Paul writes about his ministry at Thessalonica:  "But though we had already suffered and been shamefully treated at Philippi, as you know, we had boldness in our God to declare to you the gospel of God in the midst of much conflict...For you, brothers, became imitators of the churches of God in Christ Jesus that are in Judea. For you suffered the same things from your own countrymen as they did from the Jews, who killed both the Lord Jesus and the prophets, and drove us out, and displease God and oppose all mankind by hindering us from speaking to the Gentiles that they might be saved—so as always to fill up the measure of their sins. But wrath has come upon them at last! (1 Thessalonians 2:2, 14-16 ESV)."  Certainly the apostle knew something about conflict!

Today's passages from the book of Proverbs gives us some wisdom for engaging in conflict.

Proverbs 25:26 (ESV)- Like a muddied spring or a polluted fountain  is a righteous man who gives way before the wicked.

In other words, you might consider yourself to be a "good guy" because you avoid conflict.  But sometimes it's only the ones who are willing to get into conflict who can truly be called "good guys."  Neutrality doesn't make you good.  Neutrality in the face of evil makes you a wimp!

Provebs 24:10-12 (ESV)
If you faint in the day of adversity,
    your strength is small.
11 Rescue those who are being taken away to death;
    hold back those who are stumbling to the slaughter.
12 If you say, “Behold, we did not know this,”
    does not he who weighs the heart perceive it?
Does not he who keeps watch over your soul know it,
    and will he not repay man according to his work?

The psalmist echoes the idea that it's our duty to come to the aid of those who cannot help themselves, insisting that God will protect those who protect others:

Psalm 41:1-2 (ESV)
Blessed is the one who considers the poor!
    In the day of trouble the Lord delivers him;
the Lord protects him and keeps him alive;
    he is called blessed in the land;
    you do not give him up to the will of his enemies.

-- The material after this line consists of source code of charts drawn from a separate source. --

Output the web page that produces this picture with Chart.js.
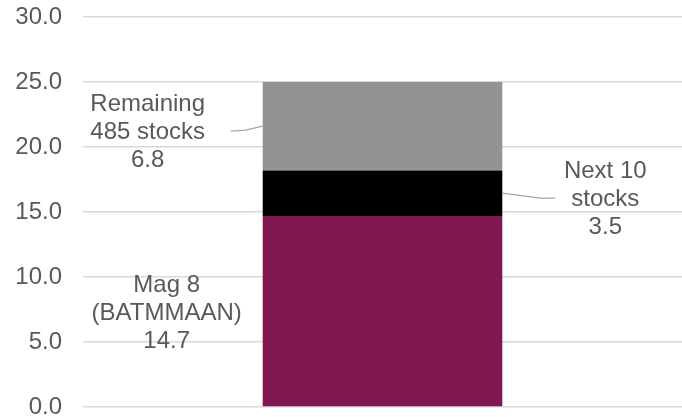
<!DOCTYPE html>
<html>
<head>
<meta charset="utf-8">
<script src="https://cdn.jsdelivr.net/npm/chart.js@4"></script>
<style>
  html, body { margin: 0; padding: 0; background: #fff; }
  #wrap { width: 682px; height: 417px; }
</style>
</head>
<body>
<div id="wrap"><canvas id="chart"></canvas></div>
<script>
// data
const categories = [""];
const seriesNames = ["Mag 8 (BATMMAAN)", "Next 10 stocks", "Remaining 485 stocks"];
const labelLines = [["Mag 8", "(BATMMAAN)"], ["Next 10", "stocks"], ["Remaining", "485 stocks"]];
const mag8 = [14.7];
const next10 = [3.5];
const remaining = [6.8];
const yMin = 0, yMax = 30, yStep = 5;

const colors = ["#801850", "#000000", "#939393"];
// where each label sits relative to its segment (style only)
const labelPlace = [
  { side: "left", dx: -96, dy: 2, leader: false },
  { side: "right", dx: 103, dy: 6, leader: true },
  { side: "left", dx: -115, dy: 6, leader: true }
];

const FONT = "Liberation Sans, Arial, sans-serif";

const segmentLabels = {
  id: "segmentLabels",
  afterDatasetsDraw(chart) {
    const ctx = chart.ctx;
    ctx.save();
    chart.data.datasets.forEach((ds, i) => {
      const el = chart.getDatasetMeta(i).data[0];
      if (!el) return;
      const p = labelPlace[i];
      const mid = (el.y + el.base) / 2;
      const left = el.x - el.width / 2;
      const right = el.x + el.width / 2;
      const edge = p.side === "left" ? left : right;
      const cx = edge + p.dx;
      const cy = mid + p.dy;

      if (p.leader) {
        ctx.strokeStyle = "#a6a6a6";
        ctx.lineWidth = 1.3;
        ctx.beginPath();
        ctx.moveTo(edge, mid);
        if (p.side === "left") {
          ctx.lineTo(edge - 17, mid + 4);
          ctx.lineTo(edge - 32, mid + 5);
        } else {
          ctx.lineTo(edge + 38, mid + 5);
          ctx.lineTo(edge + 53, mid + 5);
        }
        ctx.stroke();
      }

      const lines = labelLines[i].concat([ds.data[0].toFixed(1)]);
      ctx.fillStyle = "#595959";
      ctx.font = "24px " + FONT;
      ctx.textAlign = "center";
      ctx.textBaseline = "middle";
      const lh = 28;
      lines.forEach((t, k) => {
        ctx.fillText(t, cx, cy + (k - 1) * lh);
      });
    });
    ctx.restore();
  }
};

new Chart(document.getElementById("chart"), {
  type: "bar",
  data: {
    labels: categories,
    datasets: [
      { label: seriesNames[0], data: mag8, backgroundColor: colors[0] },
      { label: seriesNames[1], data: next10, backgroundColor: colors[1] },
      { label: seriesNames[2], data: remaining, backgroundColor: colors[2] }
    ]
  },
  options: {
    responsive: true,
    maintainAspectRatio: false,
    animation: false,
    layout: { padding: { top: 17, bottom: 10, left: 0, right: 0 } },
    datasets: { bar: { barPercentage: 0.4, categoryPercentage: 1 } },
    plugins: {
      legend: { display: false },
      tooltip: { enabled: false }
    },
    scales: {
      x: {
        stacked: true,
        display: false
      },
      y: {
        stacked: true,
        min: yMin,
        max: yMax,
        border: { display: false },
        grid: {
          color: "#d9d9d9",
          lineWidth: 1.5,
          drawTicks: true,
          tickLength: 21,
          tickColor: "rgba(0,0,0,0)"
        },
        ticks: {
          stepSize: yStep,
          padding: 0,
          color: "#595959",
          font: { family: FONT, size: 24, lineHeight: 0.8 },
          callback: (v) => Number(v).toFixed(1)
        },
        afterFit(scale) { scale.width = 83; }
      }
    }
  },
  plugins: [segmentLabels]
});
</script>
</body>
</html>
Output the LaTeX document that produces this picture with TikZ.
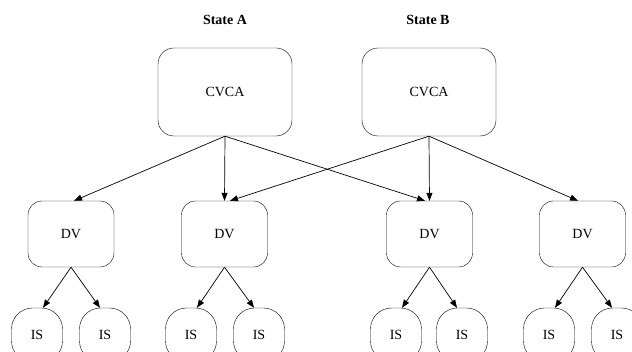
\documentclass[tikz,border=0pt]{standalone}
\usepackage{fontspec}
\setmainfont{Liberation Serif}
\usepackage{tikz}
\usetikzlibrary{shapes,arrows.meta,positioning}

\begin{document}
\begin{tikzpicture}[x=1pt,y=-1pt,
    lbl/.style={font=\fontsize{14}{16}\selectfont},
    cabox/.style={draw, lbl, rounded corners=16pt, minimum width=134pt, minimum height=88pt, inner sep=0pt},
    dvbox/.style={draw, lbl, rounded corners=14pt, minimum width=86pt, minimum height=66pt, inner sep=0pt},
    isbox/.style={draw, lbl, rounded corners=21pt, minimum width=51pt, minimum height=54pt, inner sep=0pt},
    statelbl/.style={font=\fontsize{14}{16}\selectfont\bfseries},
    link/.style={-{Triangle[length=8pt,width=6pt]}, line width=0.7pt}]
    \useasboundingbox (0,0) rectangle (632,352);

    \node[statelbl] (stA) at (225,20) {State A};
    \node[statelbl] (stB) at (428,20) {State B};

    \node[cabox] (caA) at (225,92) {CVCA};
    \node[cabox] (caB) at (429,92) {CVCA};

    \node[dvbox] (dv1) at (71,234) {DV};
    \node[dvbox] (dv2) at (224.5,234) {DV};
    \node[dvbox] (dv3) at (429.5,234) {DV};
    \node[dvbox] (dv4) at (582.5,234) {DV};

    \node[isbox] (is1) at (37,335) {IS};
    \node[isbox] (is2) at (105,335) {IS};
    \node[isbox] (is3) at (191,335) {IS};
    \node[isbox] (is4) at (259,335) {IS};
    \node[isbox] (is5) at (396,335) {IS};
    \node[isbox] (is6) at (462,335) {IS};
    \node[isbox] (is7) at (549,335) {IS};
    \node[isbox] (is8) at (617,335) {IS};

    \draw[link] (caA.south) -- ([xshift=3pt]dv1.north);
    \draw[link] (caA.south) -- (dv2.north);
    \draw[link] (caA.south) -- ([xshift=-4.5pt]dv3.north);
    \draw[link] (caB.south) -- ([xshift=5.5pt]dv2.north);
    \draw[link] (caB.south) -- (dv3.north);
    \draw[link] (caB.south) -- ([xshift=-4.5pt]dv4.north);

    \draw[link] (dv1.south) -- ([xshift=6pt]is1.north);
    \draw[link] (dv1.south) -- ([xshift=-5pt]is2.north);
    \draw[link] (dv2.south) -- ([xshift=6pt]is3.north);
    \draw[link] (dv2.south) -- ([xshift=-5pt]is4.north);
    \draw[link] (dv3.south) -- ([xshift=6pt]is5.north);
    \draw[link] (dv3.south) -- ([xshift=-5pt]is6.north);
    \draw[link] (dv4.south) -- ([xshift=6pt]is7.north);
    \draw[link] (dv4.south) -- ([xshift=-5pt]is8.north);
\end{tikzpicture}
\end{document}
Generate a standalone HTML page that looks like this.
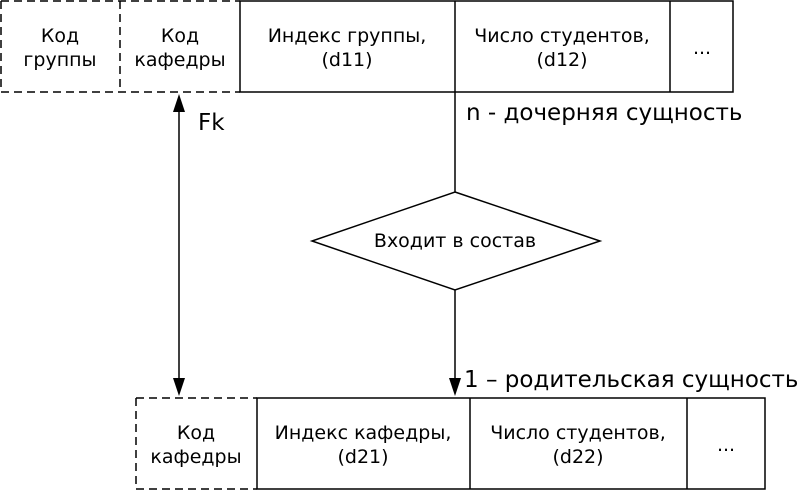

Proverbs reminds us not to run quickly into battle with rash accusations:

Proverbs 25:7b-10 (ESV)
What your eyes have seen
    do not hastily bring into court,
for[b] what will you do in the end,
    when your neighbor puts you to shame?
Argue your case with your neighbor himself,
    and do not reveal another's secret,
10 lest he who hears you bring shame upon you,
    and your ill repute have no end.

God's Word also reminds us to make sure that when we do enter into conflict, we do so with integrity.

Proverbs 41:11-12 (ESV)
By this I know that you delight in me:
    my enemy will not shout in triumph over me.
12 But you have upheld me because of my integrity,
    and set me in your presence forever.

It's important what your attitude is, even toward the enemy that you have defeated.

Proverbs 24:17-18 (ESV)
Do not rejoice when your enemy falls,
    and let not your heart be glad when he stumbles,
18 lest the Lord see it and be displeased,
    and turn away his anger from him.

Many Christians would like to believe that living as a believer means avoiding trouble and conflict.  This is impossible.  Neutrality isn't Christianity.  The truth can never be neutral in the face of evil.  The truth will get you into trouble frequently.  But Jesus reminds us of an awesome truth:

"I have said these things to you, that in me you may have peace. In the world you will have tribulation. But take heart; I have overcome the world (John 16:33 ESV).”